* _Work to be completed_
Quote every line of the data below as it stands, omitting pictures.

* _Data lines_

● ● ●

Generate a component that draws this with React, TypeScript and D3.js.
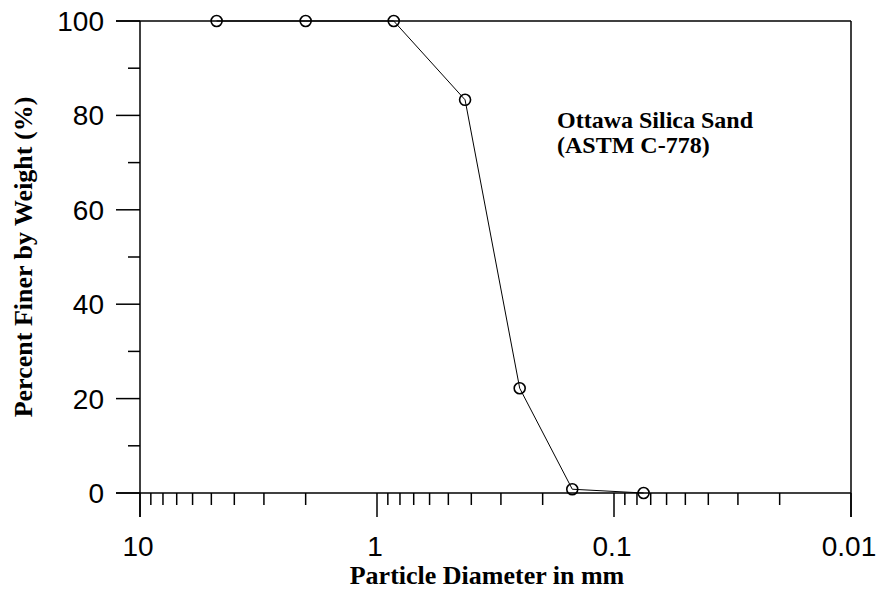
import React, { useEffect, useRef } from 'react';
import * as d3 from 'd3';

// sieve sizes (mm) and percent passing
const diameters = [4.75, 2.0, 0.85, 0.425, 0.25, 0.15, 0.075];
const percentFiner = [100, 100, 100, 83.3, 22.2, 0.8, 0];

const xMajorTicks = [10, 1, 0.1, 0.01];
const xTickLabels = ['10', '1', '0.1', '0.01'];
const yMajorTicks = [0, 20, 40, 60, 80, 100];
const yMinorTicks = [10, 30, 50, 70, 90];

const noteLines = ['Ottawa Silica Sand', '(ASTM C-778)'];
const xTitle = 'Particle Diameter in mm';
const yTitle = 'Percent Finer by Weight (%)';

const W = 880;
const H = 594;
const margin = { top: 21, right: 29, bottom: 101, left: 140 };

const App: React.FC = () => {
  const svgRef = useRef<SVGSVGElement>(null);

  useEffect(() => {
    if (!svgRef.current) return;
    const svg = d3.select(svgRef.current);
    svg.selectAll('*').remove();

    const x0 = margin.left;
    const x1 = W - margin.right;
    const y0 = H - margin.bottom;
    const y1 = margin.top;

    const x = d3.scaleLog().domain([10, 0.01]).range([x0, x1]);
    const y = d3.scaleLinear().domain([0, 100]).range([y0, y1]);

    const majorLen = 24;
    const minorLen = 12;
    const tickFont = '"Liberation Sans", Arial, sans-serif';
    const titleFont = '"Liberation Serif", "Times New Roman", serif';

    const g = svg.append('g').attr('stroke', '#000').attr('fill', 'none');

    // frame (top/bottom lines run out as the 100 / 0 major ticks)
    g.append('line').attr('x1', x0 - majorLen).attr('x2', x1).attr('y1', y1).attr('y2', y1).attr('stroke-width', 1.5);
    g.append('line').attr('x1', x0 - majorLen).attr('x2', x1).attr('y1', y0).attr('y2', y0).attr('stroke-width', 1.5);
    g.append('line').attr('x1', x0).attr('x2', x0).attr('y1', y1).attr('y2', y0 + majorLen).attr('stroke-width', 1.5);
    g.append('line').attr('x1', x1).attr('x2', x1).attr('y1', y1).attr('y2', y0 + majorLen).attr('stroke-width', 1.5);

    // y ticks
    yMajorTicks.forEach(v => {
      g.append('line').attr('x1', x0 - majorLen).attr('x2', x0).attr('y1', y(v)).attr('y2', y(v)).attr('stroke-width', 1.5);
    });
    yMinorTicks.forEach(v => {
      g.append('line').attr('x1', x0 - minorLen).attr('x2', x0).attr('y1', y(v)).attr('y2', y(v)).attr('stroke-width', 1.5);
    });

    // x ticks (log decades + 2..9 minors)
    const allX = x.ticks();
    allX.forEach(v => {
      const isMajor = xMajorTicks.some(m => Math.abs(m - v) / m < 1e-6);
      g.append('line')
        .attr('x1', x(v)).attr('x2', x(v))
        .attr('y1', y0).attr('y2', y0 + (isMajor ? majorLen : minorLen))
        .attr('stroke-width', 1.5);
    });

    // tick labels
    svg.append('g')
      .selectAll('text')
      .data(yMajorTicks)
      .enter()
      .append('text')
      .attr('x', x0 - 36)
      .attr('y', d => y(d))
      .attr('dy', '0.36em')
      .attr('text-anchor', 'end')
      .attr('font-family', tickFont)
      .attr('font-size', 28)
      .text(d => String(d));

    svg.append('g')
      .selectAll('text')
      .data(xMajorTicks)
      .enter()
      .append('text')
      .attr('x', d => x(d) - 2)
      .attr('y', 556)
      .attr('text-anchor', 'middle')
      .attr('font-family', tickFont)
      .attr('font-size', 28)
      .text((d, i) => xTickLabels[i]);

    // data line + open circles
    const pts = diameters.map((d, i) => ({ d, p: percentFiner[i] }));
    const line = d3.line<{ d: number; p: number }>().x(v => x(v.d)).y(v => y(v.p));
    svg.append('path')
      .datum(pts)
      .attr('d', line)
      .attr('fill', 'none')
      .attr('stroke', '#000')
      .attr('stroke-width', 1);

    svg.append('g')
      .selectAll('circle')
      .data(pts)
      .enter()
      .append('circle')
      .attr('cx', v => x(v.d))
      .attr('cy', v => y(v.p))
      .attr('r', 5.5)
      .attr('fill', 'none')
      .attr('stroke', '#000')
      .attr('stroke-width', 1.6);

    // annotation
    const note = svg.append('text')
      .attr('font-family', titleFont)
      .attr('font-weight', 'bold')
      .attr('font-size', 24);
    noteLines.forEach((t, i) => {
      note.append('tspan').attr('x', 557).attr('y', 128 + i * 25).text(t);
    });

    // axis titles
    svg.append('text')
      .attr('x', 487)
      .attr('y', 584)
      .attr('text-anchor', 'middle')
      .attr('font-family', titleFont)
      .attr('font-weight', 'bold')
      .attr('font-size', 26)
      .text(xTitle);

    svg.append('text')
      .attr('transform', `translate(32, ${(y0 + y1) / 2}) rotate(-90)`)
      .attr('text-anchor', 'middle')
      .attr('font-family', titleFont)
      .attr('font-weight', 'bold')
      .attr('font-size', 26)
      .text(yTitle);
  }, []);

  return (
    <svg
      ref={svgRef}
      width={W}
      height={H}
      style={{ position: 'absolute', left: 0, top: 0, background: '#fff' }}
    />
  );
};

export default App;
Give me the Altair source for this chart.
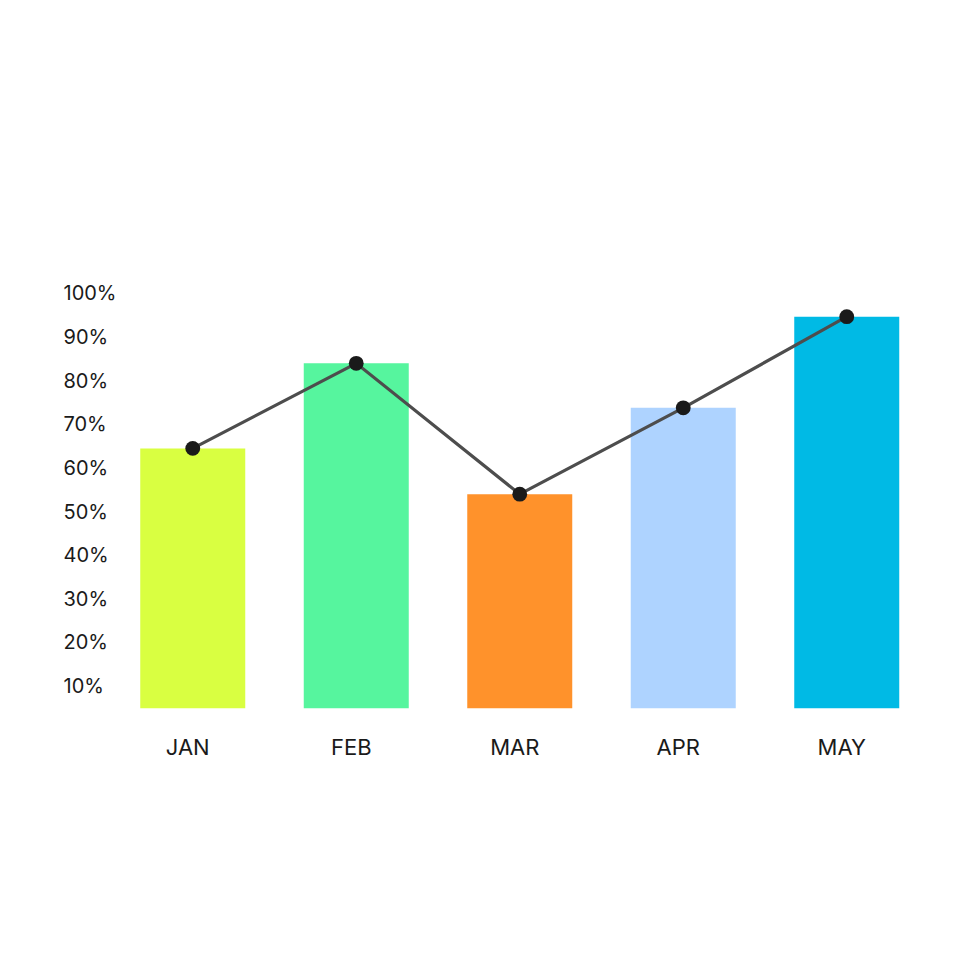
import altair as alt
import pandas as pd

months = ["JAN", "FEB", "MAR", "APR", "MAY"]
values = [64.6, 84.1, 54.1, 73.9, 94.8]
colors = ["#D9FF41", "#56F59E", "#FF922B", "#AED3FF", "#00BAE5"]
y_ticks = [10, 20, 30, 40, 50, 60, 70, 80, 90, 100]

df = pd.DataFrame({"month": months, "value": values})

x_enc = alt.X(
    "month:N",
    sort=months,
    scale=alt.Scale(paddingInner=0, paddingOuter=0),
    axis=alt.Axis(
        title=None, domain=False, ticks=False, tickSize=0, grid=False,
        labelAngle=0, labelFont="Inter", labelFontSize=22, labelColor="#1a1a1a",
        labelPadding=29, labelOffset=-5,
    ),
)
y_scale = alt.Scale(domain=[5, 100], nice=False, zero=False)

base = alt.Chart(df).encode(x=x_enc)

bars = base.mark_bar(size=105).encode(
    y=alt.Y(
        "value:Q",
        scale=y_scale,
        axis=alt.Axis(
            title=None, domain=False, ticks=False, tickSize=0, grid=False,
            values=y_ticks, labelExpr="datum.value + '%'",
            labelAlign="left", labelBaseline="middle", labelPadding=48,
            labelFont="Inter", labelFontSize=20, labelColor="#1a1a1a",
        ),
    ),
    y2=alt.datum(5),
    color=alt.Color("month:N", scale=alt.Scale(domain=months, range=colors), legend=None),
)

line = base.mark_line(color="#4d4d4d", strokeWidth=3.2).encode(
    y=alt.Y("value:Q", scale=y_scale)
)
points = base.mark_circle(size=220, color="#1a1a1a", opacity=1).encode(
    y=alt.Y("value:Q", scale=y_scale)
)

chart = (
    alt.layer(bars, line, points)
    .properties(
        width=817.5,
        height=414.3,
        autosize=alt.AutoSizeParams(type="none"),
        padding={"left": 103, "top": 286, "right": 40, "bottom": 100},
    )
    .configure_view(stroke=None)
)

chart.save("out.html", embed_options={"renderer": "svg", "actions": False})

● ● ●

* _Written solution_
Generate a component that draws this with React, TypeScript and D3.js.
import React, { useEffect, useRef } from 'react';
import * as d3 from 'd3';

// sieve sizes (mm) and percent passing
const diameters = [4.75, 2.0, 0.85, 0.425, 0.25, 0.15, 0.075];
const percentFiner = [100, 100, 100, 83.3, 22.2, 0.8, 0];

const xMajorTicks = [10, 1, 0.1, 0.01];
const xTickLabels = ['10', '1', '0.1', '0.01'];
const yMajorTicks = [0, 20, 40, 60, 80, 100];
const yMinorTicks = [10, 30, 50, 70, 90];

const noteLines = ['Ottawa Silica Sand', '(ASTM C-778)'];
const xTitle = 'Particle Diameter in mm';
const yTitle = 'Percent Finer by Weight (%)';

const W = 880;
const H = 594;
const margin = { top: 21, right: 29, bottom: 101, left: 140 };

const App: React.FC = () => {
  const svgRef = useRef<SVGSVGElement>(null);

  useEffect(() => {
    if (!svgRef.current) return;
    const svg = d3.select(svgRef.current);
    svg.selectAll('*').remove();

    const x0 = margin.left;
    const x1 = W - margin.right;
    const y0 = H - margin.bottom;
    const y1 = margin.top;

    const x = d3.scaleLog().domain([10, 0.01]).range([x0, x1]);
    const y = d3.scaleLinear().domain([0, 100]).range([y0, y1]);

    const majorLen = 24;
    const minorLen = 12;
    const tickFont = '"Liberation Sans", Arial, sans-serif';
    const titleFont = '"Liberation Serif", "Times New Roman", serif';

    const g = svg.append('g').attr('stroke', '#000').attr('fill', 'none');

    // frame (top/bottom lines run out as the 100 / 0 major ticks)
    g.append('line').attr('x1', x0 - majorLen).attr('x2', x1).attr('y1', y1).attr('y2', y1).attr('stroke-width', 1.5);
    g.append('line').attr('x1', x0 - majorLen).attr('x2', x1).attr('y1', y0).attr('y2', y0).attr('stroke-width', 1.5);
    g.append('line').attr('x1', x0).attr('x2', x0).attr('y1', y1).attr('y2', y0 + majorLen).attr('stroke-width', 1.5);
    g.append('line').attr('x1', x1).attr('x2', x1).attr('y1', y1).attr('y2', y0 + majorLen).attr('stroke-width', 1.5);

    // y ticks
    yMajorTicks.forEach(v => {
      g.append('line').attr('x1', x0 - majorLen).attr('x2', x0).attr('y1', y(v)).attr('y2', y(v)).attr('stroke-width', 1.5);
    });
    yMinorTicks.forEach(v => {
      g.append('line').attr('x1', x0 - minorLen).attr('x2', x0).attr('y1', y(v)).attr('y2', y(v)).attr('stroke-width', 1.5);
    });

    // x ticks (log decades + 2..9 minors)
    const allX = x.ticks();
    allX.forEach(v => {
      const isMajor = xMajorTicks.some(m => Math.abs(m - v) / m < 1e-6);
      g.append('line')
        .attr('x1', x(v)).attr('x2', x(v))
        .attr('y1', y0).attr('y2', y0 + (isMajor ? majorLen : minorLen))
        .attr('stroke-width', 1.5);
    });

    // tick labels
    svg.append('g')
      .selectAll('text')
      .data(yMajorTicks)
      .enter()
      .append('text')
      .attr('x', x0 - 36)
      .attr('y', d => y(d))
      .attr('dy', '0.36em')
      .attr('text-anchor', 'end')
      .attr('font-family', tickFont)
      .attr('font-size', 28)
      .text(d => String(d));

    svg.append('g')
      .selectAll('text')
      .data(xMajorTicks)
      .enter()
      .append('text')
      .attr('x', d => x(d) - 2)
      .attr('y', 556)
      .attr('text-anchor', 'middle')
      .attr('font-family', tickFont)
      .attr('font-size', 28)
      .text((d, i) => xTickLabels[i]);

    // data line + open circles
    const pts = diameters.map((d, i) => ({ d, p: percentFiner[i] }));
    const line = d3.line<{ d: number; p: number }>().x(v => x(v.d)).y(v => y(v.p));
    svg.append('path')
      .datum(pts)
      .attr('d', line)
      .attr('fill', 'none')
      .attr('stroke', '#000')
      .attr('stroke-width', 1);

    svg.append('g')
      .selectAll('circle')
      .data(pts)
      .enter()
      .append('circle')
      .attr('cx', v => x(v.d))
      .attr('cy', v => y(v.p))
      .attr('r', 5.5)
      .attr('fill', 'none')
      .attr('stroke', '#000')
      .attr('stroke-width', 1.6);

    // annotation
    const note = svg.append('text')
      .attr('font-family', titleFont)
      .attr('font-weight', 'bold')
      .attr('font-size', 24);
    noteLines.forEach((t, i) => {
      note.append('tspan').attr('x', 557).attr('y', 128 + i * 25).text(t);
    });

    // axis titles
    svg.append('text')
      .attr('x', 487)
      .attr('y', 584)
      .attr('text-anchor', 'middle')
      .attr('font-family', titleFont)
      .attr('font-weight', 'bold')
      .attr('font-size', 26)
      .text(xTitle);

    svg.append('text')
      .attr('transform', `translate(32, ${(y0 + y1) / 2}) rotate(-90)`)
      .attr('text-anchor', 'middle')
      .attr('font-family', titleFont)
      .attr('font-weight', 'bold')
      .attr('font-size', 26)
      .text(yTitle);
  }, []);

  return (
    <svg
      ref={svgRef}
      width={W}
      height={H}
      style={{ position: 'absolute', left: 0, top: 0, background: '#fff' }}
    />
  );
};

export default App;
Give me the Altair source for this chart.
import altair as alt
import pandas as pd

months = ["JAN", "FEB", "MAR", "APR", "MAY"]
values = [64.6, 84.1, 54.1, 73.9, 94.8]
colors = ["#D9FF41", "#56F59E", "#FF922B", "#AED3FF", "#00BAE5"]
y_ticks = [10, 20, 30, 40, 50, 60, 70, 80, 90, 100]

df = pd.DataFrame({"month": months, "value": values})

x_enc = alt.X(
    "month:N",
    sort=months,
    scale=alt.Scale(paddingInner=0, paddingOuter=0),
    axis=alt.Axis(
        title=None, domain=False, ticks=False, tickSize=0, grid=False,
        labelAngle=0, labelFont="Inter", labelFontSize=22, labelColor="#1a1a1a",
        labelPadding=29, labelOffset=-5,
    ),
)
y_scale = alt.Scale(domain=[5, 100], nice=False, zero=False)

base = alt.Chart(df).encode(x=x_enc)

bars = base.mark_bar(size=105).encode(
    y=alt.Y(
        "value:Q",
        scale=y_scale,
        axis=alt.Axis(
            title=None, domain=False, ticks=False, tickSize=0, grid=False,
            values=y_ticks, labelExpr="datum.value + '%'",
            labelAlign="left", labelBaseline="middle", labelPadding=48,
            labelFont="Inter", labelFontSize=20, labelColor="#1a1a1a",
        ),
    ),
    y2=alt.datum(5),
    color=alt.Color("month:N", scale=alt.Scale(domain=months, range=colors), legend=None),
)

line = base.mark_line(color="#4d4d4d", strokeWidth=3.2).encode(
    y=alt.Y("value:Q", scale=y_scale)
)
points = base.mark_circle(size=220, color="#1a1a1a", opacity=1).encode(
    y=alt.Y("value:Q", scale=y_scale)
)

chart = (
    alt.layer(bars, line, points)
    .properties(
        width=817.5,
        height=414.3,
        autosize=alt.AutoSizeParams(type="none"),
        padding={"left": 103, "top": 286, "right": 40, "bottom": 100},
    )
    .configure_view(stroke=None)
)

chart.save("out.html", embed_options={"renderer": "svg", "actions": False})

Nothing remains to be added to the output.